Different methods for data backups
A full backup (or Image), differential and incremental – these are the three methods for backing up data. So what are the differences, and what are the pros and cons for each method?
With a full backup, all data is backed up to a target drive or disk with each backup. This means that all documents and files are stored in one file, which makes working with the backups and managing them simple.
Creating such a backup is quicker than a differential or incremental backup.
Managing them is easier as only one file needs to be restored.
A regular full backup requires much more space than a differential or incremental backup.
With a differential backup, only the changed or new data since the last full backup will be backed up. This means of course that an initial full backup is required first so that the software knows which documents are new or changed. When restoring such a backup both the “base” backup and the differential backup files need to be restored.
A regular differential backup requires much less space than a full backup.
Restoring such a backup is slower than a full backup.
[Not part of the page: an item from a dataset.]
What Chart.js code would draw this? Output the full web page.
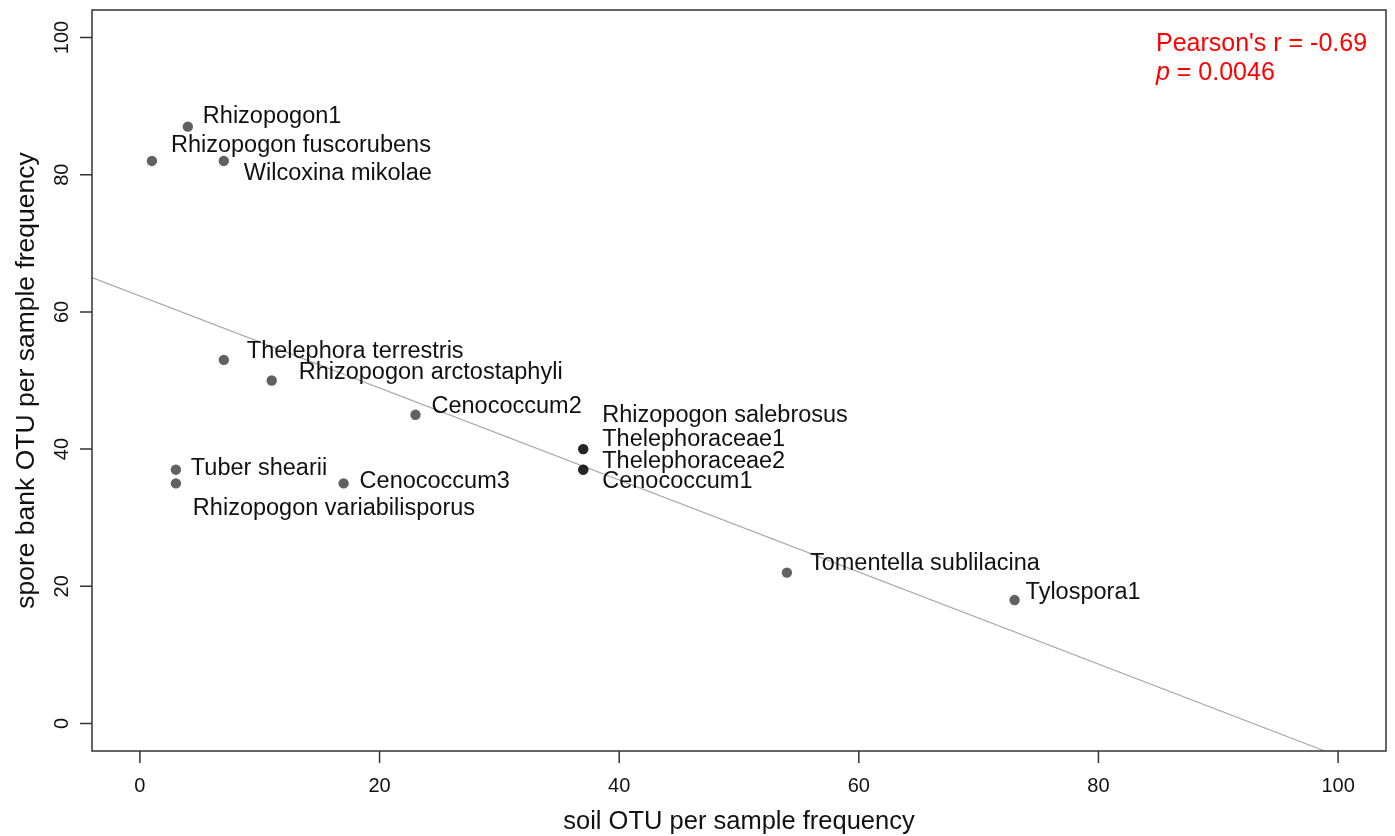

Managing them is harder as two files are required.
An incremental backup also just backs up new or changed documents, but it bases these changes on the previous incremental backup as opposed to the initial full backup. Only the first ever incremental backup is based on the initial “base” backup.
A regular differential backup requires much less space than a full backup or differential backup.
Restoring such a backup is slower than a full backup or differential backup.
Managing them is more complex as all the files from a backup “chain” are required for a restoration.